By definition any one person's information is never as good as the market's information. In other words, as Kevin Depew wisely inferred in his piece, The Why Axis, there is someone out there who always knows more than you do. This information manifests itself in the stock price (and the pattern of price) before it becomes available to the general public. He also knows that it is fruitless to dwell on the "why;" the why will be apparent soon enough.

This is what drives technical analysis. Even though every situation is a variation of another, there are certain things that distinguish a random pattern from "new" information being incorporated into stock price. I have mentioned before that new information tends to manifest itself in option prices even before the stock price because of the leverage they afford.

An example of this is in the utility stocks. Many of the utilities, just like Enron, got involved in energy trading as deregulation swept over the industry via the Energy Act of 1992 courtesy of "Father" Bush. We all know that story. These utilities became highly leveraged "brokers" of energy, borrowing huge sums to "carry" energy from those with excess energy to those without it. This in effect allowed these companies to control prices by sapping up the excess energy and then "coordinate" with other utilities to drive up the price of energy.

Enron jolted the market into realizing that these companies were no longer the utility companies of old, but highly levered brokers who now underwrote prices of energy. The implied volatilities of the options shot up to unprecedented levels as the stocks gyrated in the wake of the Enron scandal.

Option prices went as far as predicting the demise of several utilities; as an arbiter of these prices, I entered into trades that would be profitable as long as these stock prices didn't go to zero. In doing these trades, which were essentially selling downside puts and buying upside calls and delta hedging with short stock, I was able to create a portfolio of trades that, on a probability basis, had a very good return for risk.

About a month ago, some very large trades occurred that essentially duplicated my trade, but were very large in size and drove the option prices to a point that I not only took off my original strategy, but reversed it, essentially making the opposite bet that the implied volatilities were too low. I started to dig into the fundamentals and found that all these utilities are struggling mightily to return to their original mandate and to de-lever their balances sheets.

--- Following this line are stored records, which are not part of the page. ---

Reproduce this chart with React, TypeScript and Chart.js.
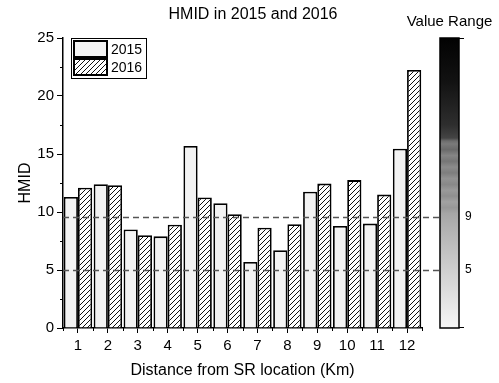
import React, { useEffect, useRef } from "react";
import { Chart, registerables } from "chart.js";

Chart.register(...registerables);

const categories = ["1", "2", "3", "4", "5", "6", "7", "8", "9", "10", "11", "12"];
const values2015 = [11.3, 12.4, 8.5, 7.9, 15.7, 10.75, 5.7, 6.7, 11.75, 8.8, 9.0, 15.45];
const values2016 = [12.1, 12.3, 8.0, 8.9, 11.25, 9.8, 8.65, 8.95, 12.45, 12.75, 11.5, 22.25];
const seriesNames = ["2015", "2016"];
const thresholdValues = [9.6, 5];
const thresholdLabels = ["9", "5"];
const yMin = 0;
const yMax = 25;
const yStep = 5;
const chartTitle = "HMID in 2015 and 2016";
const colorbarTitle = "Value Range";
const xTitle = "Distance from SR location (Km)";
const yTitle = "HMID";

const FONT = "'Liberation Sans', Arial, sans-serif";

function makeHatch(): CanvasPattern | string {
  const c = document.createElement("canvas");
  const s = 5;
  c.width = s;
  c.height = s;
  const g = c.getContext("2d");
  if (!g) return "#fff";
  g.fillStyle = "#ffffff";
  g.fillRect(0, 0, s, s);
  g.strokeStyle = "#111";
  g.lineWidth = 1;
  g.beginPath();
  g.moveTo(-1, s + 1);
  g.lineTo(s + 1, -1);
  g.moveTo(-1, 1);
  g.lineTo(1, -1);
  g.moveTo(s - 1, s + 1);
  g.lineTo(s + 1, s - 1);
  g.stroke();
  const p = g.createPattern(c, "repeat");
  return p || "#fff";
}

export default function App() {
  const ref = useRef<HTMLCanvasElement | null>(null);

  useEffect(() => {
    document.body.style.margin = "0";
    const canvas = ref.current;
    if (!canvas) return;
    const hatch = makeHatch();
    const fill2015 = "#f3f3f3";

    const deco = {
      id: "deco",
      afterDatasetsDraw(chart: any) {
        const { ctx, chartArea, scales } = chart;
        const y = scales.y;
        const cbRight = chartArea.right + 37;
        ctx.save();
        ctx.strokeStyle = "#555";
        ctx.lineWidth = 1.5;
        ctx.setLineDash([6, 4]);
        thresholdValues.forEach((v) => {
          const py = Math.round(y.getPixelForValue(v)) + 0.5;
          ctx.beginPath();
          ctx.moveTo(chartArea.left, py);
          ctx.lineTo(cbRight, py);
          ctx.stroke();
        });
        ctx.restore();
      },
      afterDraw(chart: any) {
        const { ctx, chartArea, scales } = chart;
        const x = scales.x;
        const y = scales.y;
        ctx.save();
        // minor ticks y
        ctx.strokeStyle = "#000";
        ctx.lineWidth = 1;
        for (let v = yMin + yStep / 2; v < yMax; v += yStep) {
          const py = Math.round(y.getPixelForValue(v)) + 0.5;
          ctx.beginPath();
          ctx.moveTo(chartArea.left - 3, py);
          ctx.lineTo(chartArea.left, py);
          ctx.stroke();
        }
        // minor ticks x at category boundaries
        for (let i = 0; i <= categories.length; i++) {
          let px: number;
          if (i === 0) px = chartArea.left;
          else if (i === categories.length) px = chartArea.right;
          else px = (x.getPixelForValue(i - 1) + x.getPixelForValue(i)) / 2;
          px = Math.round(px) + 0.5;
          ctx.beginPath();
          ctx.moveTo(px, chartArea.bottom);
          ctx.lineTo(px, chartArea.bottom + 3);
          ctx.stroke();
        }

        // legend
        const lx = chartArea.left + 8;
        const ly = chartArea.top;
        ctx.lineWidth = 1;
        ctx.strokeStyle = "#000";
        ctx.fillStyle = "#fff";
        ctx.fillRect(lx, ly, 75, 40);
        ctx.strokeRect(lx + 0.5, ly + 0.5, 75, 40);
        const fills = [fill2015, hatch];
        seriesNames.forEach((name, i) => {
          const sy = ly + 3 + i * 18;
          ctx.fillStyle = fills[i] as any;
          ctx.fillRect(lx + 3, sy, 33, 16);
          ctx.lineWidth = 2;
          ctx.strokeRect(lx + 3, sy, 33, 16);
          ctx.fillStyle = "#000";
          ctx.font = `14px ${FONT}`;
          ctx.textAlign = "left";
          ctx.textBaseline = "middle";
          ctx.fillText(name, lx + 40, sy + 9);
        });

        // color bar
        const cbL = chartArea.right + 18;
        const cbW = 19;
        const cbT = y.getPixelForValue(yMax);
        const cbB = y.getPixelForValue(yMin);
        const grad = ctx.createLinearGradient(0, cbT, 0, cbB);
        grad.addColorStop(0, "#020202");
        grad.addColorStop(0.15, "#121212");
        grad.addColorStop(0.3, "#2e2e2e");
        grad.addColorStop(0.345, "#444444");
        grad.addColorStop(0.355, "#6c6c6c");
        const stripes = ["#7a7a7a", "#6a6a6a", "#858585", "#767676", "#8c8c8c", "#7e7e7e", "#939393", "#888888", "#9a9a9a", "#8f8f8f", "#a2a2a2", "#989898", "#a6a6a6"];
        stripes.forEach((c, i) => {
          grad.addColorStop(0.365 + i * 0.02, c);
        });
        grad.addColorStop(0.65, "#b0b0b0");
        grad.addColorStop(0.8, "#cfcfcf");
        grad.addColorStop(1, "#f6f6f6");
        ctx.fillStyle = grad;
        ctx.fillRect(cbL, cbT, cbW, cbB - cbT);
        ctx.lineWidth = 1.5;
        ctx.strokeStyle = "#000";
        ctx.strokeRect(cbL, cbT, cbW, cbB - cbT);
        ctx.lineWidth = 1;
        ctx.beginPath();
        ctx.moveTo(cbL + cbW, cbT + 0.5);
        ctx.lineTo(cbL + cbW + 5, cbT + 0.5);
        ctx.moveTo(cbL + cbW, cbB - 0.5);
        ctx.lineTo(cbL + cbW + 5, cbB - 0.5);
        ctx.stroke();
        ctx.fillStyle = "#000";
        ctx.font = `12px ${FONT}`;
        ctx.textAlign = "left";
        ctx.textBaseline = "middle";
        thresholdValues.forEach((v, i) => {
          ctx.fillText(thresholdLabels[i], cbL + cbW + 6, y.getPixelForValue(v));
        });

        // titles
        ctx.font = `16px ${FONT}`;
        ctx.textAlign = "center";
        ctx.fillText(chartTitle, 253, 15);
        ctx.font = `15px ${FONT}`;
        ctx.fillText(colorbarTitle, cbL + cbW / 2, 22);
        ctx.restore();
      },
    };

    const chart = new Chart(canvas, {
      type: "bar",
      data: {
        labels: categories,
        datasets: [
          {
            label: seriesNames[0],
            data: values2015,
            backgroundColor: fill2015,
            borderColor: "#000",
            borderWidth: 1.8,
            categoryPercentage: 0.95,
            barPercentage: 1,
          },
          {
            label: seriesNames[1],
            data: values2016,
            backgroundColor: hatch as any,
            borderColor: "#000",
            borderWidth: 1.8,
            categoryPercentage: 0.95,
            barPercentage: 1,
          },
        ],
      },
      options: {
        responsive: false,
        animation: false,
        devicePixelRatio: 1,
        layout: { padding: { left: 0, right: 77, top: 38, bottom: 0 } },
        plugins: {
          legend: { display: false },
          title: { display: false },
          tooltip: { enabled: false },
        },
        scales: {
          x: {
            offset: true,
            grid: {
              offset: false,
              drawOnChartArea: false,
              drawTicks: true,
              tickLength: 5,
              color: "#000",
            },
            border: { display: true, color: "#000", width: 1.5 },
            ticks: {
              color: "#000",
              font: { family: FONT, size: 15 },
              padding: 4,
              maxRotation: 0,
              autoSkip: false,
            },
            title: {
              display: true,
              text: xTitle,
              color: "#000",
              font: { family: FONT, size: 16 },
              padding: { top: 0, bottom: 3 },
            },
            afterFit(scale: any) {
              scale.height = 55;
            },
          },
          y: {
            min: yMin,
            max: yMax,
            grid: {
              drawOnChartArea: false,
              drawTicks: true,
              tickLength: 6,
              color: "#000",
            },
            border: { display: true, color: "#000", width: 1.5 },
            ticks: {
              stepSize: yStep,
              color: "#000",
              font: { family: FONT, size: 15 },
              padding: 3,
            },
            title: {
              display: true,
              text: yTitle,
              color: "#000",
              font: { family: FONT, size: 16 },
              padding: { top: 16, bottom: 0 },
            },
            afterFit(scale: any) {
              scale.width = 63;
            },
          },
        },
      },
      plugins: [deco],
    });

    return () => chart.destroy();
  }, []);

  return (
    <div style={{ position: "relative", width: 499, height: 383 }}>
      <canvas ref={ref} width={499} height={383} style={{ display: "block" }} />
    </div>
  );
}
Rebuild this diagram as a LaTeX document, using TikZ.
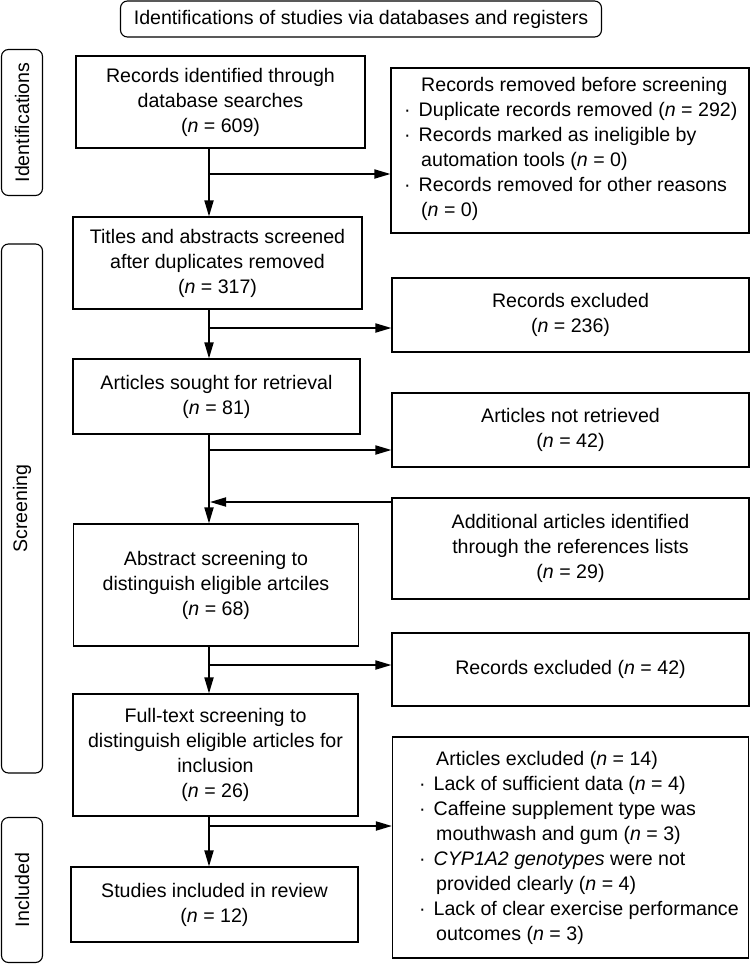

So someone's information was better than mine (surprise!). I was originally merely arbitraging option prices, implicitly making the bet that these companies would not go bankrupt. After the unwind of the trade and then reversal, the volatility of these companies has dropped dramatically just as the option prices predicted they would. Lucky for me that this has occurred at much higher stock prices, the only reason why my good trade didn't turn into a bad one.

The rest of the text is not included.